[Math] Probability of winning a prize in a raffle

binomial-coefficientscombinatoricsprobabilityproblem solvingrecreational-mathematics

My work is having it's annual Christmas raffle today. 1600 tickets have been sold, and there are 40 prizes to win. I have bought ten tickets. What are the odds I will win a prize?

While an initial estimate of 1/160 is probably within a close enough range to suggest I have little chance of winning, I am curious as to what the precise odds would be. Tickets are not put back in once they have been drawn.

Best Answer

You'll be surprised. The correct probability of winning at least one ticket is around $0.2242$.

Assuming exactly one prize is given, your answer of $\frac{1}{160}$ is the probability of winning is correct. That is, you go home empty-handed with probability $\frac{159}{160}$. However, $40$ tickets are chosen for prizes, not just one. So even if you miss out on a prize the first time, you could still end up with the second winning ticket; or the third; or the $40^{th}$. What we need to calculate is the chance of winning at least one of those tickets.


For the moment, assume that the prizes are drawn with replacement. Then in order for you to not get a prize, you need to miss the first time, and the second time, and the third time, and so on, until the $40^{th}$ time. Under our assumption that these are drawn with replacement, all these $40$ events are independent. Therefore, the probability that you miss out on a prize is simply the probability that miss out in any given trial, raised to the power of $40$; i.e., $$ \left(\frac{159}{160} \right)^{40} \approx 0.7782. $$ Hence, the chance that you win a prize is $1 - 0.7782 \approx 0.2218$.

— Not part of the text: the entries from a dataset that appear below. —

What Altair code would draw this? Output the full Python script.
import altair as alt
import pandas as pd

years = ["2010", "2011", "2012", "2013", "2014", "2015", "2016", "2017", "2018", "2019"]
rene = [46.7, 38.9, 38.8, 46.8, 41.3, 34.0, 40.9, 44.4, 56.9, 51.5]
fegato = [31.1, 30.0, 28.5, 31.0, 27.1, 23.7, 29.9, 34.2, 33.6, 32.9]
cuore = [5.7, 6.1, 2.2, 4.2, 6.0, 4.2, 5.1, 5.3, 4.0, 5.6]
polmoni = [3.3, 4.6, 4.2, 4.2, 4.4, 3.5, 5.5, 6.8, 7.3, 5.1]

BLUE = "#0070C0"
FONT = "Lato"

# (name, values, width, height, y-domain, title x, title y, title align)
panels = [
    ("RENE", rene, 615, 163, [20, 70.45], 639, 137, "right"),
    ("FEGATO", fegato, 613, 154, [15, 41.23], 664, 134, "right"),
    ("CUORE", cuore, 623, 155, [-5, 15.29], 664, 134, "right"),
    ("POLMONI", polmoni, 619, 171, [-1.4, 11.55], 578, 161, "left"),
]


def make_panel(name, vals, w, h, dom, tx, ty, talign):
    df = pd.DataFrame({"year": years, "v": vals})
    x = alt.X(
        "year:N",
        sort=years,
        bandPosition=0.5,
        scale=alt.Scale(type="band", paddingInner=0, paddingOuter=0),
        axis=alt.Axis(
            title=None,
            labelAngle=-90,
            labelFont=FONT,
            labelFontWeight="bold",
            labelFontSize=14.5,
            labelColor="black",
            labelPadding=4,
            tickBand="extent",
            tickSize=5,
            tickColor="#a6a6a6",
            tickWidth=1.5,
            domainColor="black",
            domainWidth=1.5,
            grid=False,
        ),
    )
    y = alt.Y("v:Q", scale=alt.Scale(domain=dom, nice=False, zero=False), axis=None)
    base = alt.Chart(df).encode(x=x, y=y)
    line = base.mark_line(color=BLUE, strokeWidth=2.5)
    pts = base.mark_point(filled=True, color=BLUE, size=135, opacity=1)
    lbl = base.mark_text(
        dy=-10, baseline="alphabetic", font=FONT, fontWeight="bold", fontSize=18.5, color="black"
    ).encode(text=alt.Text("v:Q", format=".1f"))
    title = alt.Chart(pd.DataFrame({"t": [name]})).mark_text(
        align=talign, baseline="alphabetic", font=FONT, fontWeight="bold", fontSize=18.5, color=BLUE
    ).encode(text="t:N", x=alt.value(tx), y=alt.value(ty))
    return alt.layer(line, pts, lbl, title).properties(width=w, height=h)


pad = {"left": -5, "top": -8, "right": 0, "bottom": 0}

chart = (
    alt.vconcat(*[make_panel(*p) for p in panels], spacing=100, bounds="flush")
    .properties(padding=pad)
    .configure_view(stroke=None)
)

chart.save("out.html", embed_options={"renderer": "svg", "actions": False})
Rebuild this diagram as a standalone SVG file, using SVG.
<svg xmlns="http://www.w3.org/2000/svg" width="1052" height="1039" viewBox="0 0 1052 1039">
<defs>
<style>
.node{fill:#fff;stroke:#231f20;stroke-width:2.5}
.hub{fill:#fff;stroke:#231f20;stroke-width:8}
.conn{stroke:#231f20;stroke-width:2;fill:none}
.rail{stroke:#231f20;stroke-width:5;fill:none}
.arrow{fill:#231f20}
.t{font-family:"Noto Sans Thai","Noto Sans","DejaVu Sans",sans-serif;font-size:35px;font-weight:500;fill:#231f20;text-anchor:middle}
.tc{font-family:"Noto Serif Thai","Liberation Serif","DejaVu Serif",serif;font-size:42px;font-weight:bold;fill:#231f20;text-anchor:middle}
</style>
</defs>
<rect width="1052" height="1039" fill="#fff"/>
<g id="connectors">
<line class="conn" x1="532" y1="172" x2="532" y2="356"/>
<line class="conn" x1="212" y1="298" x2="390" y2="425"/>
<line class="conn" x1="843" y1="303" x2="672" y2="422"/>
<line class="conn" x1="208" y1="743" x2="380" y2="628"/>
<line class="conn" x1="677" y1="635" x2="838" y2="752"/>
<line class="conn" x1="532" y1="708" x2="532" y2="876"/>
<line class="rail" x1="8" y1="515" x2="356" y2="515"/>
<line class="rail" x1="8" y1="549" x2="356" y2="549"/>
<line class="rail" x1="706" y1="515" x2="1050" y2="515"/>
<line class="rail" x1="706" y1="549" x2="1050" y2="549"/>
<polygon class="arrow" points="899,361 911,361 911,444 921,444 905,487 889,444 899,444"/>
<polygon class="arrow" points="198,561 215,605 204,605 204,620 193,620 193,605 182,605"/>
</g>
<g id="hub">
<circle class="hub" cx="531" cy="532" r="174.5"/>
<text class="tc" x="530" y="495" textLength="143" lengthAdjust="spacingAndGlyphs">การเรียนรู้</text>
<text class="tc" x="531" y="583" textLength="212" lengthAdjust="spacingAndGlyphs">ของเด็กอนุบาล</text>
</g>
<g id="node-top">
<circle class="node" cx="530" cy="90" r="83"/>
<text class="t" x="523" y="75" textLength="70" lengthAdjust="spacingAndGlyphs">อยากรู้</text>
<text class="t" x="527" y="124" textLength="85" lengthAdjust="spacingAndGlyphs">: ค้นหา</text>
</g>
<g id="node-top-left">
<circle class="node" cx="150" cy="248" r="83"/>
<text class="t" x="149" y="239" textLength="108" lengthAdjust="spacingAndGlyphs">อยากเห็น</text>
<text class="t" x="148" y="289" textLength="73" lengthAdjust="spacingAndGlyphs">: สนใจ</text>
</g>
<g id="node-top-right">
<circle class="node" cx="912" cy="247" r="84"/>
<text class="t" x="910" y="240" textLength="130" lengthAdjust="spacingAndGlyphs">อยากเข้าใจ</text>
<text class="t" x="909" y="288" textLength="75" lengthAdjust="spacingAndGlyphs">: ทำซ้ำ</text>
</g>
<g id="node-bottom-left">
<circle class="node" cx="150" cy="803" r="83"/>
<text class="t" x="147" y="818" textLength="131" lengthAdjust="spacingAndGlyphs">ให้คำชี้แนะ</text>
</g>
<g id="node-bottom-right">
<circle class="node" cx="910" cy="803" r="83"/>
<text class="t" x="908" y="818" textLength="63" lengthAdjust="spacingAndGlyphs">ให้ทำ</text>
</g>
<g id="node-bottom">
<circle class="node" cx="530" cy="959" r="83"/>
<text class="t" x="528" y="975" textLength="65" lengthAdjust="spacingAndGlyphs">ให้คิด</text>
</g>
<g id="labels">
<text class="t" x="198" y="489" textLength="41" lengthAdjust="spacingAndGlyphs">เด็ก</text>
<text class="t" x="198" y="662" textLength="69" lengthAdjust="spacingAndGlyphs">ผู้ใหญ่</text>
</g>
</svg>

When the prizes are drawn without replacement. Now we are going to compute the exact answer without any assumptions. There are $1600$ tickets, out of which you bought the first ten (say). The judges pick $40$ winners out of the $1600$ tickets; this can be done in $\binom{1600}{40}$ ways. [See binomial coefficients in Wikipedia.] Of these, you will not win a prize if those $40$ tickets are drawn from the $1590$ tickets that you did not buy. That is, there are $\binom{1590}{40}$ possible outcomes in which you will go home empty-handed. That is, you go home empty-handed with probability $$ \frac{\binom{1590}{40}}{\binom{1600}{40}}. $$ Therefore, you will win a prize with the complementary probability $$ 1 - \frac{\binom{1590}{40}}{\binom{1600}{40}} = \frac{1420730930795547} {6335978517846620} \approx 0.2242. $$ As you can see, that the approximate answer is quite close to the exact one.